Designing a dashboard for incident response services

Cloudforce One REACT (Respond, Evaluate, Assess, Consult Team) is a new suite of incident response and security services designed to help organisations stop active cyberattacks and recover from previous ones. The service spans two distinct modes: emergency incident response for active crises, and advisory services. The core content challenge was that both would live inside the same product, but the people reaching for them would be in radically different states of mind.

Company

Cloudflare

Cloudflare's support dashboard. The option for support when actively under attack is highlighted for diagram purposes.'.

One dashboard. Two completely different users.

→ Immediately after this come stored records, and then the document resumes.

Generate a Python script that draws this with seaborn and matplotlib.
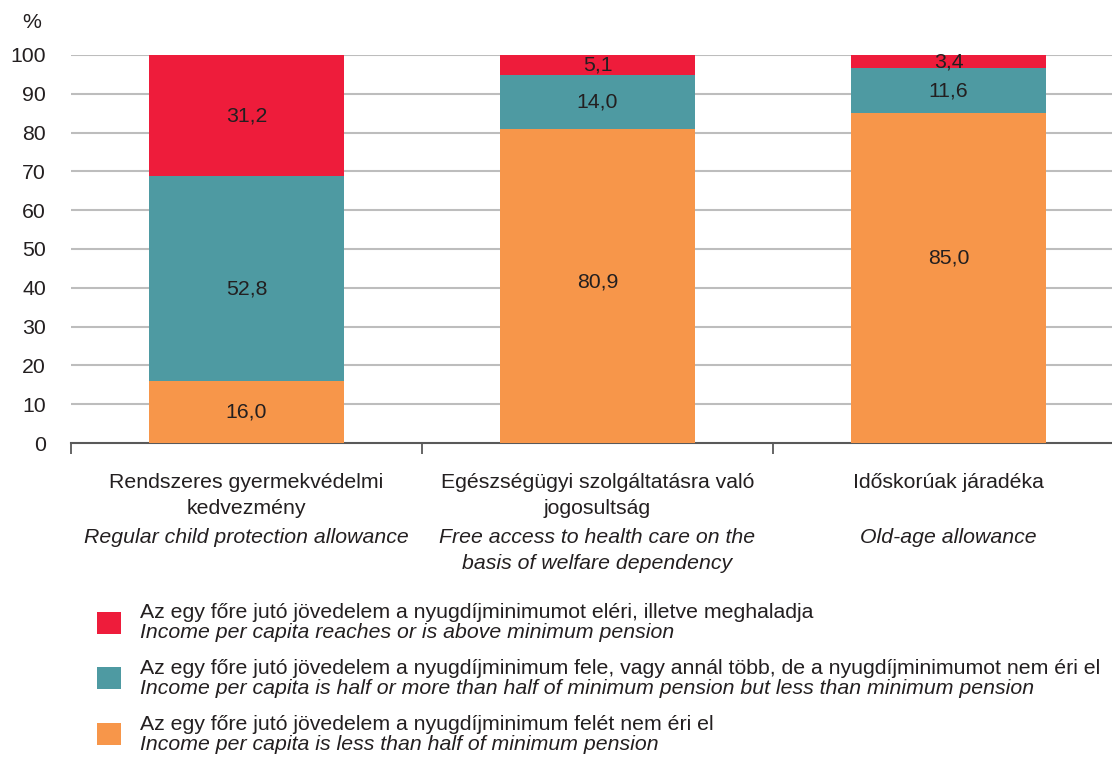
import matplotlib
matplotlib.use("Agg")
import matplotlib.pyplot as plt
from matplotlib.patches import Rectangle
import seaborn as sns
import pandas as pd
import numpy as np

# data
categories_hu = ["Rendszeres gyermekvédelmi\nkedvezmény",
                 "Egészségügyi szolgáltatásra való\njogosultság",
                 "Időskorúak járadéka"]
categories_en = ["Regular child protection allowance",
                 "Free access to health care on the\nbasis of welfare dependency",
                 "Old-age allowance"]
below_half = [16.0, 80.9, 85.0]
half_to_min = [52.8, 14.0, 11.6]
above_min = [31.2, 5.1, 3.4]

series_hu = ["Az egy főre jutó jövedelem a nyugdíjminimumot eléri, illetve meghaladja",
             "Az egy főre jutó jövedelem a nyugdíjminimum fele, vagy annál több, de a nyugdíjminimumot nem éri el",
             "Az egy főre jutó jövedelem a nyugdíjminimum felét nem éri el"]
series_en = ["Income per capita reaches or is above minimum pension",
             "Income per capita is half or more than half of minimum pension but less than minimum pension",
             "Income per capita is less than half of minimum pension"]

RED = "#EE1C3B"
TEAL = "#4E9AA2"
ORANGE = "#F7964A"
TXT = "#231F20"
FS = 15.3

sns.set_theme(style="white")
plt.rcParams["font.family"] = ["Liberation Sans", "DejaVu Sans"]

df = pd.DataFrame({
    "cat": ["c0", "c1", "c2"],
    "orange": below_half,
    "teal": half_to_min,
    "red": above_min,
})
df["top_teal"] = df["orange"] + df["teal"]
df["top_red"] = df["top_teal"] + df["red"]

fig = plt.figure(figsize=(11.12, 7.62), dpi=100)
ax = fig.add_axes([71 / 1112, 1 - 443 / 762, 1041 / 1112, 388 / 762])

w = 0.556
sns.barplot(data=df, x="cat", y="top_red", color=RED, width=w, saturation=1, ax=ax, zorder=2)
sns.barplot(data=df, x="cat", y="top_teal", color=TEAL, width=w, saturation=1, ax=ax, zorder=3)
sns.barplot(data=df, x="cat", y="orange", color=ORANGE, width=w, saturation=1, ax=ax, zorder=4)
for p in ax.patches:
    p.set_linewidth(0)

# value labels (big segments nudged a bit like in the original)
fmt = lambda v: f"{v:.1f}".replace(".", ",")
nudge = {(0, 1): -2.8, (1, 0): 1.0, (2, 0): 5.2}
for i in range(3):
    segs = [(0, below_half[i]), (below_half[i], half_to_min[i]),
            (below_half[i] + half_to_min[i], above_min[i])]
    for j, (b, h) in enumerate(segs):
        ax.text(i, b + h / 2 + nudge.get((i, j), 0), fmt(h), ha="center", va="center",
                fontsize=FS, color=TXT, zorder=6)

ax.set_yticks(np.arange(0, 101, 10))
ax.set_yticklabels([str(v) for v in range(0, 101, 10)], fontsize=FS, color=TXT)
ax.tick_params(axis="y", left=False, length=0, pad=18)
ax.set_xticks([-0.5, 0.5, 1.5, 2.5])
ax.set_xticklabels([])
ax.tick_params(axis="x", bottom=True, length=8, width=1.3, color="#595959", direction="out")
ax.set_ylim(0, 100)
ax.set_xlim(-0.5, -0.5 + 1041 / 351)
for y in range(10, 101, 10):
    ax.axhline(y, color="#BDBDBD", lw=1.5, zorder=1)
for s in ["top", "right", "left"]:
    ax.spines[s].set_visible(False)
ax.spines["bottom"].set_color("#595959")
ax.spines["bottom"].set_linewidth(1.5)
ax.set_xlabel("")
ax.set_ylabel("")

fig.text(32 / 1112, 1 - 22 / 762, "%", fontsize=FS, color=TXT, ha="center", va="center")

# category labels
for i in range(3):
    ax.text(i, -7.8, categories_hu[i], ha="center", va="top", fontsize=FS,
            color=TXT, linespacing=1.42, transform=ax.transData)
    ax.text(i, -22.0, categories_en[i], ha="center", va="top", fontsize=FS,
            style="italic", color=TXT, linespacing=1.42, transform=ax.transData)

# legend
colors = [RED, TEAL, ORANGE]
ys = [623, 678, 734]
for c, y, hu, en in zip(colors, ys, series_hu, series_en):
    fig.add_artist(Rectangle((97 / 1112, 1 - (y + 11) / 762), 24 / 1112, 22 / 762,
                             facecolor=c, edgecolor="none", transform=fig.transFigure))
    fig.text(140 / 1112, 1 - (y - 10) / 762, hu, fontsize=FS, color=TXT, va="center")
    fig.text(140 / 1112, 1 - (y + 10) / 762, en, fontsize=FS, color=TXT, va="center",
             style="italic")

fig.savefig("out.png", dpi=100)
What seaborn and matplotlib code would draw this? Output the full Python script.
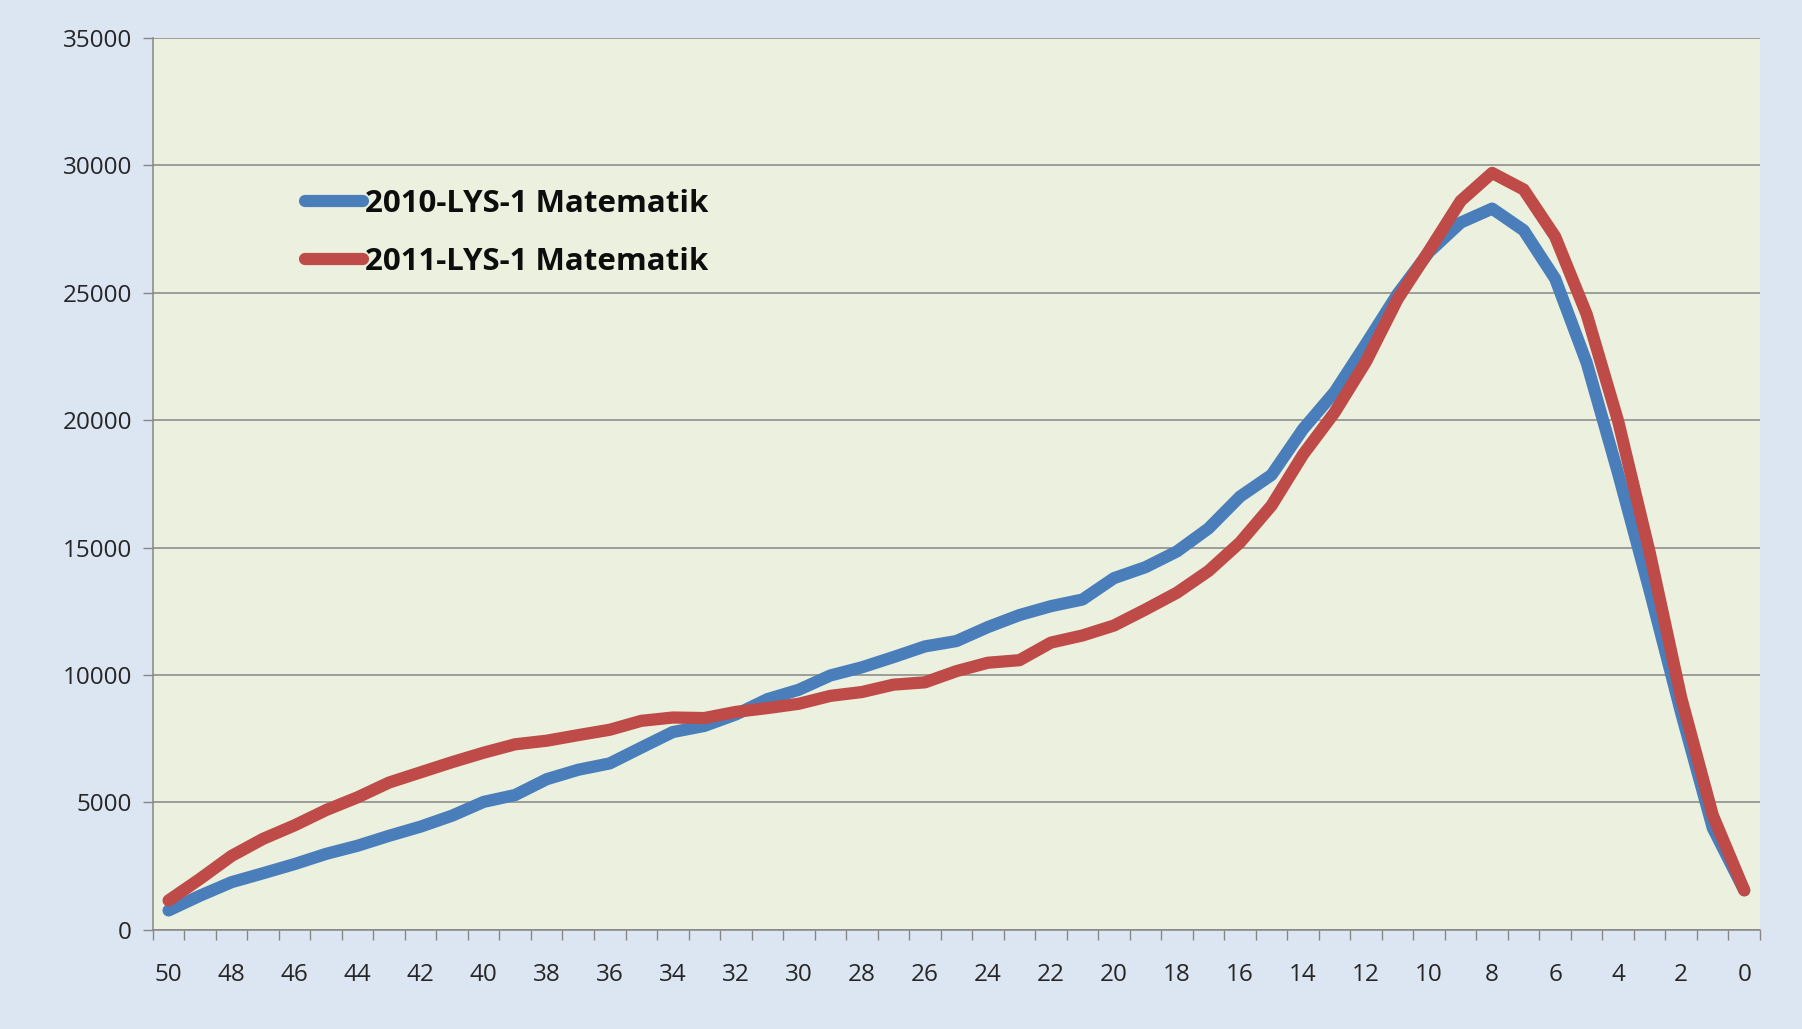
import numpy as np
import pandas as pd
import matplotlib
matplotlib.use("Agg")
import matplotlib.pyplot as plt
import seaborn as sns

scores = list(range(50, -1, -1))
lys2010 = [760, 1340, 1870, 2220, 2580, 2980, 3300, 3690, 4050, 4480,
           5020, 5290, 5910, 6280, 6530, 7150, 7760, 8000, 8450, 9050,
           9420, 9980, 10300, 10700, 11120, 11330, 11880, 12350, 12700, 12960,
           13800, 14230, 14850, 15750, 17000, 17850, 19650, 21100, 23000, 24950,
           26600, 27750, 28300, 27450, 25550, 22250, 17900, 13300, 8500, 4000, 1550]
lys2011 = [1150, 2000, 2900, 3570, 4100, 4700, 5200, 5780, 6180, 6580,
           6950, 7280, 7420, 7640, 7850, 8200, 8330, 8310, 8550, 8700,
           8870, 9180, 9330, 9620, 9710, 10150, 10480, 10580, 11270, 11550,
           11940, 12570, 13230, 14080, 15200, 16650, 18650, 20300, 22300, 24750,
           26650, 28600, 29700, 29050, 27200, 24150, 19950, 14800, 9100, 4500, 1550]
series_names = ["2010-LYS-1 Matematik", "2011-LYS-1 Matematik"]
colors = ["#4A7EBB", "#BE4B48"]

df = pd.DataFrame({"score": scores * 2,
                   "count": lys2010 + lys2011,
                   "series": [series_names[0]] * len(scores) + [series_names[1]] * len(scores)})

sns.set_theme(style="white")
plt.rcParams['font.family'] = ['Open Sans', 'DejaVu Sans']

fig = plt.figure(figsize=(18.02, 10.29), dpi=100, facecolor="#DCE6F2")
ax = fig.add_axes([0.0848, 0.0964, 0.8919, 0.8668])
ax.set_facecolor("#EBF1DE")

sns.lineplot(data=df, x="score", y="count", hue="series", palette=colors,
             linewidth=8.8, ax=ax, sort=False, legend=True)
for ln in ax.lines:
    ln.set_solid_capstyle("round")
    ln.set_solid_joinstyle("round")

ax.set_xlim(50.5, -0.5)
ax.set_ylim(0, 35000)
ax.set_yticks(np.arange(0, 35001, 5000))
ax.set_yticklabels([str(v) for v in range(0, 35001, 5000)])
ax.yaxis.grid(True, color="#868686", linewidth=1.1)
ax.xaxis.grid(False)
ax.set_axisbelow(True)

ax.set_xticks(np.arange(50, -1, -2))
ax.set_xticklabels([str(v) for v in range(50, -1, -2)])
ax.set_xticks(np.arange(50.5, -0.6, -1), minor=True)
ax.tick_params(axis="x", which="major", length=0, pad=24, labelsize=17.5, labelcolor="#262626")
ax.tick_params(axis="x", which="minor", length=7, width=1, color="#868686", direction="out", bottom=True)
ax.tick_params(axis="y", which="major", length=7, width=1, color="#868686", direction="out",
               left=True, pad=8, labelsize=17.5, labelcolor="#262626")

for s in ["top", "right"]:
    ax.spines[s].set_visible(False)
for s in ["left", "bottom"]:
    ax.spines[s].set_color("#868686")
    ax.spines[s].set_linewidth(1.1)

ax.set_xlabel("")
ax.set_ylabel("")

leg = ax.legend(loc="upper left", bbox_to_anchor=(0.087, 0.845), frameon=False,
                prop={"weight": "bold", "size": 22.5}, handlelength=1.85,
                handletextpad=0.05, labelspacing=0.9, borderaxespad=0)
for h in leg.get_lines():
    h.set_linewidth(8.8)
    h.set_solid_capstyle("round")
for t in leg.get_texts():
    t.set_color("#0D0D0D")

fig.savefig("out.png", dpi=100, facecolor=fig.get_facecolor())
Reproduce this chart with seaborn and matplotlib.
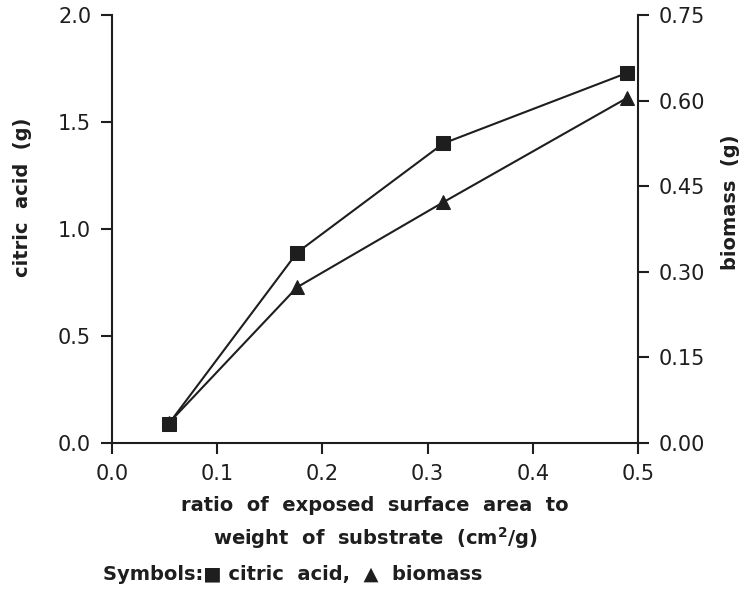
import matplotlib
matplotlib.use("Agg")
import matplotlib.pyplot as plt
import seaborn as sns
import pandas as pd

# data
ratio = [0.054, 0.176, 0.315, 0.49]
citric_acid = [0.09, 0.89, 1.40, 1.73]
biomass = [0.035, 0.273, 0.422, 0.605]

left_ticks = [0.0, 0.5, 1.0, 1.5, 2.0]
right_ticks = [0.00, 0.15, 0.30, 0.45, 0.60, 0.75]
x_ticks = [0.0, 0.1, 0.2, 0.3, 0.4, 0.5]

sns.set_style("ticks")
plt.rcParams['font.family'] = ['DejaVu Sans']

df = pd.DataFrame({"ratio": ratio, "citric": citric_acid, "biomass": biomass})

fig = plt.figure(figsize=(7.51, 5.89), dpi=100)
ax = fig.add_axes([112/751, 1-443/589, (638-112)/751, (443-15)/589])
ax2 = ax.twinx()

ink = "#1e1e1e"
sns.lineplot(data=df, x="ratio", y="citric", ax=ax, color=ink, marker="s",
             markersize=10, markeredgecolor=ink, linewidth=1.5, zorder=3)
sns.lineplot(data=df, x="ratio", y="biomass", ax=ax2, color=ink, marker="^",
             markersize=10, markeredgecolor=ink, linewidth=1.5, zorder=3)

ax.set_xlim(0, 0.5)
ax.set_ylim(0, 2.0)
ax2.set_ylim(0, 0.75)
ax.set_xticks(x_ticks)
ax.set_xticklabels([f"{v:.1f}" for v in x_ticks])
ax.set_yticks(left_ticks)
ax.set_yticklabels([f"{v:.1f}" for v in left_ticks])
ax2.set_yticks(right_ticks)
ax2.set_yticklabels([f"{v:.2f}" for v in right_ticks])

for a in (ax, ax2):
    a.spines['top'].set_visible(False)
    for s in a.spines.values():
        s.set_linewidth(1.5)
        s.set_color(ink)
    a.tick_params(axis='both', length=8, width=1.5, color=ink, labelsize=15,
                  labelcolor=ink, pad=7, direction='out')
ax2.spines['left'].set_visible(False)
ax2.spines['bottom'].set_visible(False)
ax.spines['right'].set_visible(False)

ax.set_xlabel("ratio  of  exposed  surface  area  to\nweight  of  substrate  (cm$^\\mathbf{2}$/g)",
              fontsize=14, fontweight='bold', color=ink, linespacing=1.5, labelpad=9)
ax.set_ylabel("citric  acid  (g)", fontsize=14, fontweight='bold', color=ink)
ax2.set_ylabel("biomass  (g)", fontsize=14, fontweight='bold', color=ink)
ax.yaxis.set_label_coords(-0.152, 0.575)
ax2.yaxis.set_label_coords(1.158, 0.563)

fig.text(103/751, 1-575/589, "Symbols:■ citric  acid,  ▲  biomass", fontsize=14,
         fontweight='bold', color=ink, va='center', ha='left')

fig.savefig("out.png", dpi=100, facecolor="white")
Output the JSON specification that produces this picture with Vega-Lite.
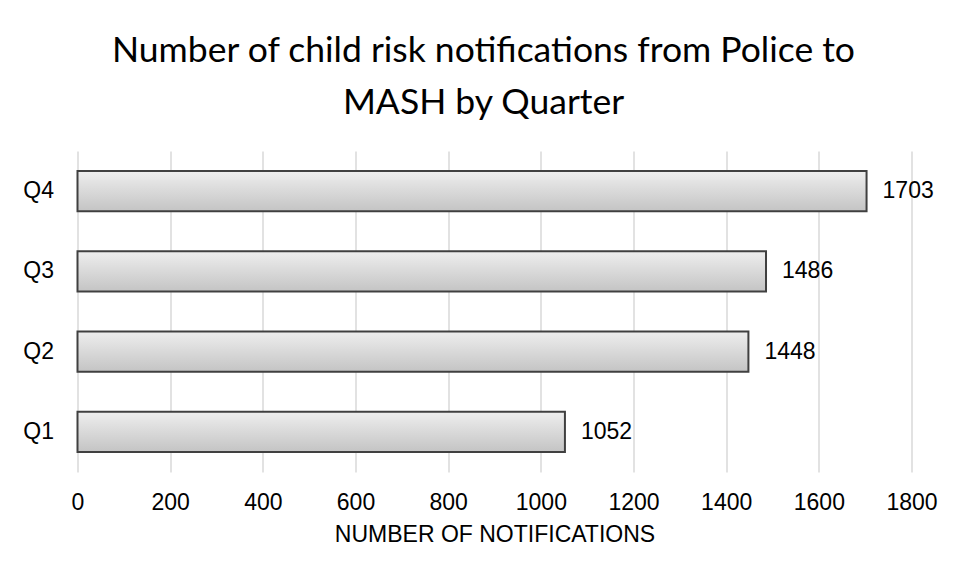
{
  "$schema": "https://vega.github.io/schema/vega-lite/v6.json",
  "width": 834,
  "height": 321,
  "autosize": "none",
  "padding": {"left": 77.5, "top": 151, "right": 44.5, "bottom": 105},
  "background": "white",
  "title": {
    "text": ["Number of child risk notifications from Police to", "MASH by Quarter"],
    "font": "Lato",
    "fontSize": 35.5,
    "fontWeight": "normal",
    "color": "#000000",
    "lineHeight": 52,
    "anchor": "middle",
    "dx": -11,
    "offset": 30
  },
  "data": {
    "values": [
      {"quarter": "Q1", "notifications": 1052},
      {"quarter": "Q2", "notifications": 1448},
      {"quarter": "Q3", "notifications": 1486},
      {"quarter": "Q4", "notifications": 1703}
    ]
  },
  "encoding": {
    "y": {
      "field": "quarter",
      "type": "nominal",
      "sort": ["Q4", "Q3", "Q2", "Q1"],
      "scale": {"paddingInner": 0.5, "paddingOuter": 0.25},
      "axis": {
        "title": null,
        "domain": false,
        "ticks": false,
        "grid": false,
        "labelFont": "Liberation Sans",
        "labelFontSize": 23,
        "labelColor": "#000000",
        "labelPadding": 24
      }
    },
    "x": {
      "field": "notifications",
      "type": "quantitative",
      "scale": {"domain": [0, 1800], "nice": false},
      "axis": {
        "title": "NUMBER OF NOTIFICATIONS",
        "values": [0, 200, 400, 600, 800, 1000, 1200, 1400, 1600, 1800],
        "format": "d",
        "labelFlush": false,
        "domain": false,
        "ticks": false,
        "grid": true,
        "gridColor": "#d9d9d9",
        "gridWidth": 1.5,
        "labelFont": "Liberation Sans",
        "labelFontSize": 23,
        "labelColor": "#000000",
        "labelPadding": 19,
        "titleFont": "Liberation Sans",
        "titleFontSize": 23,
        "titleFontWeight": "normal",
        "titleColor": "#000000",
        "titlePadding": 9
      }
    }
  },
  "layer": [
    {
      "mark": {
        "type": "bar",
        "stroke": "#404040",
        "strokeWidth": 2,
        "fill": {
          "gradient": "linear",
          "x1": 0, "y1": 0, "x2": 0, "y2": 1,
          "stops": [
            {"offset": 0, "color": "#eeeeee"},
            {"offset": 1, "color": "#c4c4c4"}
          ]
        }
      }
    },
    {
      "mark": {
        "type": "text",
        "align": "left",
        "baseline": "middle",
        "dx": 16,
        "font": "Liberation Sans",
        "fontSize": 23,
        "color": "#000000"
      },
      "encoding": {
        "text": {"field": "notifications", "type": "quantitative", "format": "d"}
      }
    }
  ],
  "config": {
    "view": {"stroke": null}
  }
}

A security team scrambling during a live ransomware attack is in a different cognitive state to one calmly booking a tabletop exercise. Content and structure that serves one could easily fail the other.

User state A

In the middle of an emergency

Active attack underway. Every second matters. The user needs to reach a human expert immediately. They have no capacity to parse options, evaluate services, or navigate a form with multiple branches.

User state B

Recovering or preparing

The immediate crisis has passed, or hasn't happened yet. The user has time to read what services are available and submit a considered request.

Starting with empathy mapping

The project began with a content strategy workshop to map the emotional and cognitive state of each user type before making any decisions about structure, hierarchy, or copy.

Two content principles emerged clearly from this session and shaped every subsequent decision:

  • 01

    Emergency CTAs must be clear and linear

    A user in a panic cannot be presented with choices that require evaluation. The primary CTA for emergency services needed to be singular and unambiguous. The user should not have to hunt to find these services. Any additional context or options had to come after the action, not before it.

  • 02

    Urgent and non-urgent services must live in separate spaces

    Placing both service types in the same view risks overloading a panicked user with irrelevant options at the worst possible moment. Keeping emergency contact and non-urgent advisory services structurally separate ensures that a user in crisis is never distracted by content that isn't relevant to their immediate need.

From wireframes to high-fidelity content iteration

Following the workshop, I translated the content principles into low-fidelity wireframes. These established the general content patterns — information hierarchy, label structure, and CTA placement — that the product designer could then translate into high-fidelity designs.

Emergency incident dashboard

For the emergency contact dashboard, the content work focused on reducing friction to zero. The primary action of contacting a REACT responder needed to be reachable in as few steps as possible, with no surrounding copy that required reading before acting.

Emergency incident dashboard design

Post-incident and advisory services form

The non-urgent services form presented a different content design challenge. The service covers a broad range of offerings, such as proactive threat hunting, tabletop exercises, incident readiness assessments, and post-incident support. Each of these require different information from the customer.

Rather than presenting a single long-form request, I helped design a multiple-choice selection at the start of the form. This structure serves two purposes: it gives users a clear overview of what services are available, and it allows the form itself to change dynamically based on the service selected, surfacing only the fields relevant to that specific request.

Advisory services selection design

Throughout the high-fidelity design phase, I continued to iterate on both copy and content structure in parallel with design, refining labels, adjusting hierarchy and ensuring that the language accurately reflected what each service delivers without overpromising or creating ambiguity about scope.